Common Website Redesign Mistakes
Redesigning for appearance alone: Visual changes may not solve structural, content, or operational problems.
Skipping user research: Internal opinions can overlook actual customer needs.
Writing content too late: Real information may not fit layouts created around placeholders.
Removing useful pages: Minimalism can leave important customer questions unanswered.
Changing URLs without redirects: Visitors and search engines may reach broken destinations.
Ignoring accessibility: New visuals can introduce barriers when accessibility is not built into components.
Underestimating migration: Content, data, files, metadata, users, and integrations require careful validation.
Launching without complete testing: Broken forms or tracking can invalidate the project's commercial value.
Failing to assign post-launch ownership: Content, software, analytics, and integrations deteriorate without maintenance.
Frequently Asked Questions
How do I know whether my website needs a redesign?

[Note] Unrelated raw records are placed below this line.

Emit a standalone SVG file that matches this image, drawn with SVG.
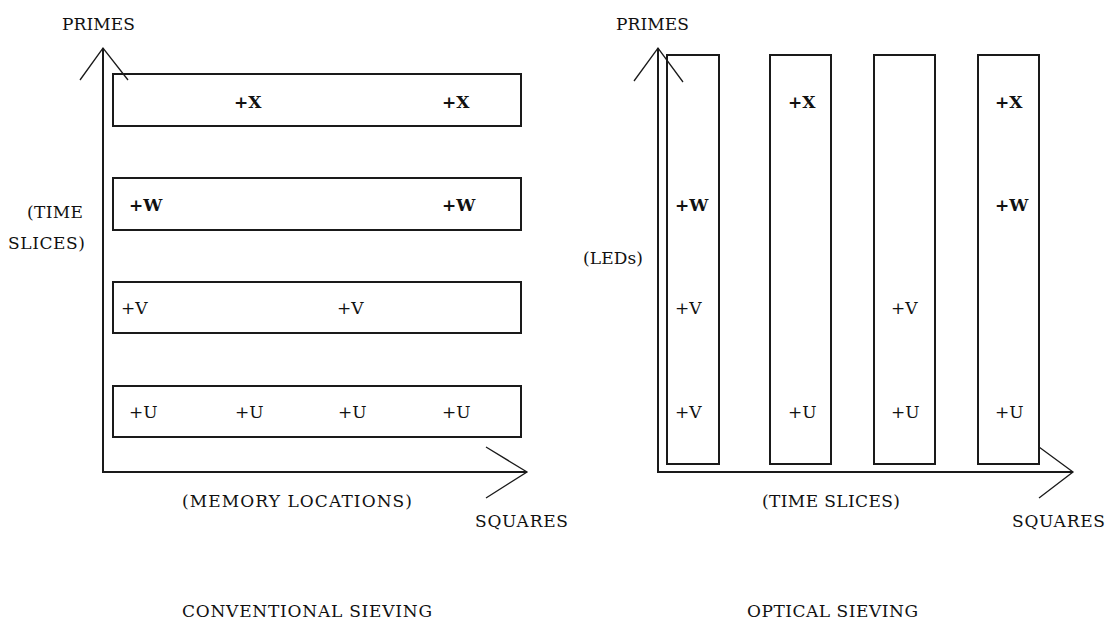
<svg xmlns="http://www.w3.org/2000/svg" width="1109" height="621" viewBox="0 0 1109 621">
<style>
.ax{fill:none;stroke:#1a1a1a;stroke-width:2}
.bx{fill:none;stroke:#1a1a1a;stroke-width:2}
.hd{fill:none;stroke:#1a1a1a;stroke-width:1.3}
text{font-family:"DejaVu Serif","Liberation Serif",serif;font-size:17px;fill:#111}
.b{font-weight:bold}
</style>
<rect width="1109" height="621" fill="#fff"/>
<g id="connectors">
  <line class="ax" x1="103" y1="48" x2="103" y2="472"/>
  <line class="ax" x1="102" y1="472" x2="527" y2="472"/>
  <polyline class="hd" points="80,80 103,48 128,80"/>
  <polyline class="hd" points="486,447 527,472 486,498"/>
  <line class="ax" x1="658" y1="48" x2="658" y2="472"/>
  <line class="ax" x1="657" y1="472" x2="1073" y2="472"/>
  <polyline class="hd" points="634,81 658,48 683,82"/>
  <polyline class="hd" points="1039,447 1073,472 1039,498"/>
</g>
<g id="conv-labels">
  <text x="62" y="30" textLength="73">PRIMES</text>
  <text x="27" y="218" textLength="56">(TIME</text>
  <text x="8" y="249" textLength="77">SLICES)</text>
  <text x="182" y="507" textLength="230">(MEMORY LOCATIONS)</text>
  <text x="475" y="527" textLength="93">SQUARES</text>
  <text x="182" y="617" textLength="250">CONVENTIONAL SIEVING</text>
</g>
<g id="conv-row-x">
  <rect class="bx" x="113" y="74" width="408" height="52"/>
  <text class="b" x="234" y="108">+X</text>
  <text class="b" x="442" y="108">+X</text>
</g>
<g id="conv-row-w">
  <rect class="bx" x="113" y="178" width="408" height="52"/>
  <text class="b" x="129" y="211">+W</text>
  <text class="b" x="442" y="211">+W</text>
</g>
<g id="conv-row-v">
  <rect class="bx" x="113" y="282" width="408" height="51"/>
  <text x="121" y="314">+V</text>
  <text x="337" y="314">+V</text>
</g>
<g id="conv-row-u">
  <rect class="bx" x="113" y="386" width="408" height="51"/>
  <text x="129" y="418">+U</text>
  <text x="235" y="418">+U</text>
  <text x="338" y="418">+U</text>
  <text x="442" y="418">+U</text>
</g>
<g id="opt-labels">
  <text x="616" y="30" textLength="73">PRIMES</text>
  <text x="583" y="264" textLength="60">(LEDs)</text>
  <text x="762" y="507" textLength="138">(TIME SLICES)</text>
  <text x="1012" y="527" textLength="93">SQUARES</text>
  <text x="747" y="617" textLength="171">OPTICAL SIEVING</text>
</g>
<g id="opt-col-1">
  <rect class="bx" x="667" y="55" width="52" height="409"/>
  <text class="b" x="675" y="211">+W</text>
  <text x="675" y="314">+V</text>
  <text x="675" y="418">+V</text>
</g>
<g id="opt-col-2">
  <rect class="bx" x="770" y="55" width="61" height="409"/>
  <text class="b" x="788" y="108">+X</text>
  <text x="788" y="418">+U</text>
</g>
<g id="opt-col-3">
  <rect class="bx" x="874" y="55" width="61" height="409"/>
  <text x="891" y="314">+V</text>
  <text x="891" y="418">+U</text>
</g>
<g id="opt-col-4">
  <rect class="bx" x="978" y="55" width="61" height="409"/>
  <text class="b" x="995" y="108">+X</text>
  <text class="b" x="995" y="211">+W</text>
  <text x="995" y="418">+U</text>
</g>
</svg>
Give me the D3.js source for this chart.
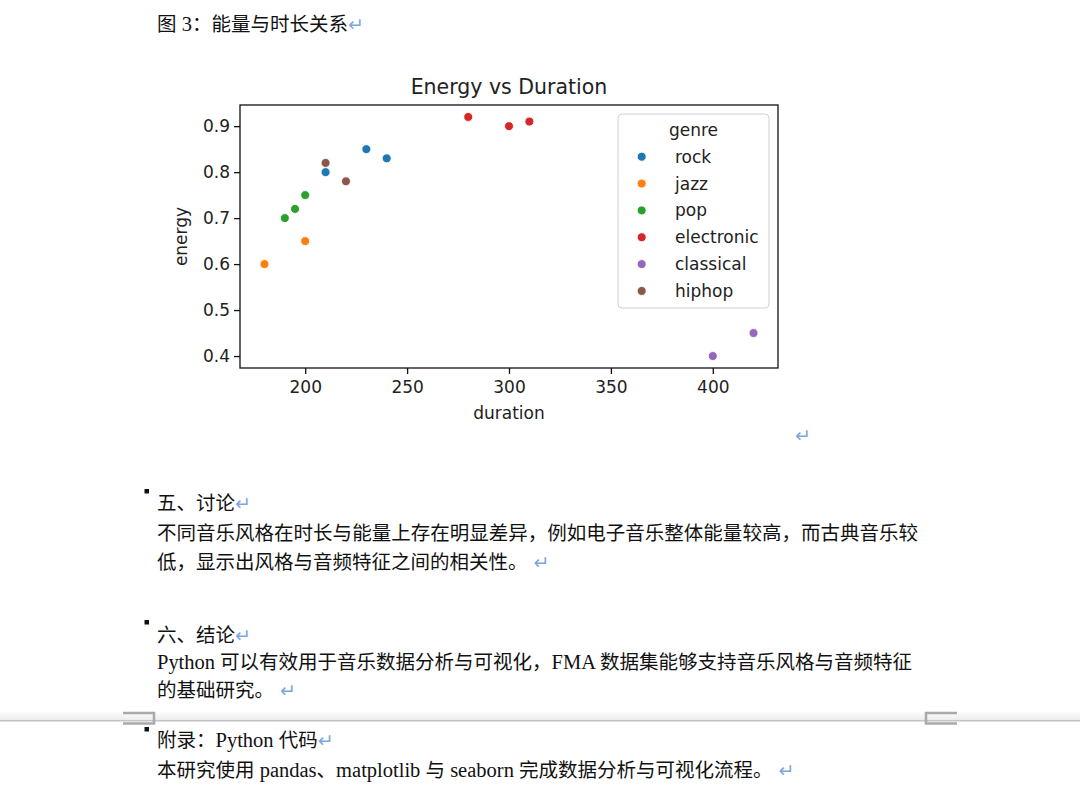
<!DOCTYPE html>
<html>
<head>
<meta charset="utf-8">
<script src="https://cdn.jsdelivr.net/npm/d3@7"></script>
<style>
  html, body { margin: 0; padding: 0; background: #fff; }
  svg { display: block; }
</style>
</head>
<body>
<svg id="page" width="1080" height="797"></svg>
<script>
// ---------- chart data ----------
const genres = ["rock", "jazz", "pop", "electronic", "classical", "hiphop"];
const pointGenre = ["rock", "rock", "rock", "jazz", "jazz", "pop", "pop", "pop",
                    "electronic", "electronic", "electronic", "classical", "classical", "hiphop", "hiphop"];
const duration   = [210, 230, 240, 180, 200, 190, 195, 200, 280, 300, 310, 400, 420, 210, 220];
const energy     = [0.80, 0.85, 0.83, 0.60, 0.65, 0.70, 0.72, 0.75, 0.92, 0.90, 0.91, 0.40, 0.45, 0.82, 0.78];
const xTicks = [200, 250, 300, 350, 400];
const yTicks = [0.4, 0.5, 0.6, 0.7, 0.8, 0.9];
const chartTitle = "Energy vs Duration";
const xLabel = "duration";
const yLabel = "energy";
const legendTitle = "genre";

// ---------- document text ----------
const docText = [
  "图 3：能量与时长关系",
  "五、讨论",
  "不同音乐风格在时长与能量上存在明显差异，例如电子音乐整体能量较高，而古典音乐较",
  "低，显示出风格与音频特征之间的相关性。",
  "六、结论",
  "Python 可以有效用于音乐数据分析与可视化，FMA 数据集能够支持音乐风格与音频特征",
  "的基础研究。",
  "附录：Python 代码",
  "本研究使用 pandas、matplotlib 与 seaborn 完成数据分析与可视化流程。"
];
const docReturn = [true, true, false, true, true, false, true, true, true];

// ---------- layout / style ----------
const palette = ["#1f77b4", "#ff7f0e", "#2ca02c", "#d62728", "#9467bd", "#8c564b"];
const docY = [31, 510, 540, 569, 642, 669, 697, 747, 777];
const docJustify = [null, null, 761, null, null, 755, null, null, null];
const bulletY = [489, 620, 727];
const CJK = "'Noto Sans CJK SC', sans-serif";
const SERIF = "'Liberation Serif', 'Times New Roman', serif";
const MPL = "'DejaVu Sans', sans-serif";
const RET_COLOR = "#7ba7dc";

const svg = d3.select("#page");
svg.append("rect").attr("width", 1080).attr("height", 797).attr("fill", "#fff");

// ---------- document lines ----------
function addLine(str, y, ret, justify) {
  const t = svg.append("text").attr("x", 157).attr("y", y)
    .attr("font-size", 19.5).attr("fill", "#111").attr("font-family", CJK);
  const parts = str.split(/([A-Za-z0-9 ]+)/).filter(s => s.length);
  parts.forEach(p => {
    const latin = /^[A-Za-z0-9 ]+$/.test(p);
    t.append("tspan").attr("font-family", latin ? SERIF : CJK)
      .attr("font-size", latin ? 20.5 : 19.5)
      .attr("xml:space", "preserve").text(p);
  });
  if (ret) {
    const gap = /。$/.test(str) ? 6 : 0;
    t.append("tspan").attr("dx", gap).attr("font-family", MPL).attr("font-size", 19)
      .attr("fill", RET_COLOR).text("↵");
  }
  if (justify) t.attr("textLength", justify).attr("lengthAdjust", "spacing");
}
docText.forEach((s, i) => addLine(s, docY[i], docReturn[i], docJustify[i]));

bulletY.forEach(by => svg.append("rect").attr("x", 144.5).attr("y", by)
  .attr("width", 4.5).attr("height", 4.5).attr("fill", "#111"));

// paragraph mark under chart
svg.append("text").attr("x", 795).attr("y", 442).attr("font-family", MPL)
  .attr("font-size", 19).attr("fill", RET_COLOR).text("↵");

// page break
const grad = svg.append("defs").append("linearGradient").attr("id", "shade")
  .attr("x1", 0).attr("y1", 0).attr("x2", 0).attr("y2", 1);
grad.append("stop").attr("offset", "0%").attr("stop-color", "#ffffff");
grad.append("stop").attr("offset", "100%").attr("stop-color", "#ececec");
svg.append("rect").attr("x", 0).attr("y", 711).attr("width", 1080).attr("height", 9)
  .attr("fill", "url(#shade)");
svg.append("line").attr("x1", 0).attr("x2", 1080).attr("y1", 720.8).attr("y2", 720.8)
  .attr("stroke", "#c4c4c4").attr("stroke-width", 1.5);
svg.append("path").attr("d", "M123,713H154V723.5H123").attr("fill", "none")
  .attr("stroke", "#a9a9a9").attr("stroke-width", 2.5);
svg.append("path").attr("d", "M957,713H926V723.5H957").attr("fill", "none")
  .attr("stroke", "#a9a9a9").attr("stroke-width", 2.5);

// ---------- chart ----------
const L = 240, R = 778, T = 105, B = 368;
const x = d3.scaleLinear().domain([168, 432]).range([L, R]);
const y = d3.scaleLinear().domain([0.374, 0.946]).range([B, T]);
const color = d3.scaleOrdinal().domain(genres).range(palette);
const TXT = "#222";

const g = svg.append("g");

// title
g.append("text").attr("x", (L + R) / 2).attr("y", 94).attr("text-anchor", "middle")
  .attr("font-family", MPL).attr("font-size", 20.5).attr("fill", TXT).text(chartTitle);

// axes
const xa = g.append("g").attr("transform", `translate(0,${B})`)
  .call(d3.axisBottom(x).tickValues(xTicks).tickSize(6).tickPadding(7).tickFormat(d3.format("d")));
const ya = g.append("g").attr("transform", `translate(${L},0)`)
  .call(d3.axisLeft(y).tickValues(yTicks).tickSize(6).tickPadding(4).tickFormat(d3.format(".1f")));
[xa, ya].forEach(a => {
  a.select(".domain").remove();
  a.selectAll("line").attr("stroke", "#111").attr("stroke-width", 1.3);
  a.selectAll("text").attr("font-family", MPL).attr("font-size", 17).attr("fill", TXT);
});

// points
g.append("g").selectAll("circle")
  .data(d3.range(duration.length))
  .join("circle")
  .attr("cx", i => x(duration[i]))
  .attr("cy", i => y(energy[i]))
  .attr("r", 4.5)
  .attr("fill", i => color(pointGenre[i]))
  .attr("stroke", "#fff").attr("stroke-width", 0.9);

// frame
g.append("rect").attr("x", L).attr("y", T).attr("width", R - L).attr("height", B - T)
  .attr("fill", "none").attr("stroke", "#111").attr("stroke-width", 1.3);

// axis labels
g.append("text").attr("x", (L + R) / 2).attr("y", 419).attr("text-anchor", "middle")
  .attr("font-family", MPL).attr("font-size", 17).attr("fill", TXT).text(xLabel);
g.append("text").attr("transform", `translate(186.5,${(T + B) / 2}) rotate(-90)`)
  .attr("text-anchor", "middle").attr("font-family", MPL).attr("font-size", 17)
  .attr("fill", TXT).text(yLabel);

// legend
const lg = g.append("g");
lg.append("rect").attr("x", 618).attr("y", 114).attr("width", 151).attr("height", 194)
  .attr("rx", 4).attr("fill", "#fff").attr("fill-opacity", 0.8)
  .attr("stroke", "#d0d0d0").attr("stroke-width", 1);
lg.append("text").attr("x", 693.5).attr("y", 135.5).attr("text-anchor", "middle")
  .attr("font-family", MPL).attr("font-size", 17).attr("fill", TXT).text(legendTitle);
const item = lg.selectAll("g.item").data(genres).join("g").attr("class", "item")
  .attr("transform", (d, i) => `translate(0,${156.7 + i * 26.85})`);
item.append("circle").attr("cx", 641.7).attr("cy", 0).attr("r", 4.5)
  .attr("fill", d => color(d)).attr("stroke", "#fff").attr("stroke-width", 0.9);
item.append("text").attr("x", 675).attr("y", 6).attr("font-family", MPL)
  .attr("font-size", 17).attr("fill", TXT).text(d => d);
</script>
</body>
</html>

A redesign may be justified when customer tasks are difficult, the site no longer reflects the business, technology limits essential improvements, or several connected structural problems cannot be resolved efficiently through incremental changes.

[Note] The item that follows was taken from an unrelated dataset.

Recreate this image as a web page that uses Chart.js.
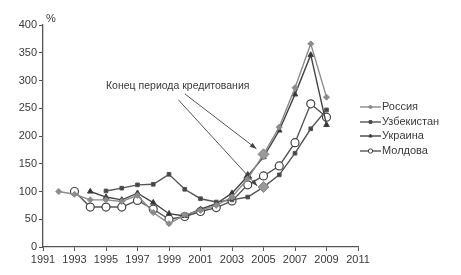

Does an outdated visual style justify a redesign?
Not by itself. Visual presentation matters for clarity and brand alignment, but the scope should reflect actual usability, content, technical, and business requirements.
Can a redesign improve conversions?
It can when it resolves documented barriers such as unclear messaging, difficult navigation, unreliable forms, weak mobile usability, or missing trust information. It cannot guarantee results when traffic, demand, pricing, or sales follow-up remain problematic.
Will a redesign improve SEO?
A redesign can improve architecture, content, internal linking, performance, and technical quality. It can also damage visibility if valuable pages, metadata, links, or URLs are mishandled.
Should I redesign or improve the existing site gradually?
Use focused improvements when the foundation remains effective and the problems are isolated. Choose a broader redesign when issues span structure, content, technology, and several customer journeys.
How long does a website redesign take?
The timeline depends on page volume, content readiness, functionality, integrations, migration, approvals, and testing. A focused marketing site requires less work than a multilingual ecommerce platform or customer portal.
What should be included in a redesign budget?
Budget for discovery, research, content, design, development, migration, integrations, accessibility, SEO, analytics, testing, training, hosting, maintenance, and post-launch support.
Conclusion
The right time for a website redesign is when evidence shows that the current experience no longer supports customers, employees, technology requirements, or business strategy. Website age and design trends alone are weak reasons for a large project.
Audit the complete system before choosing the scope. Establish a baseline, define measurable goals, involve representative users, protect valuable content and URLs, and test every important journey. A strategic redesign should leave the organization with a website that is easier to use, maintain, measure, and improve over time.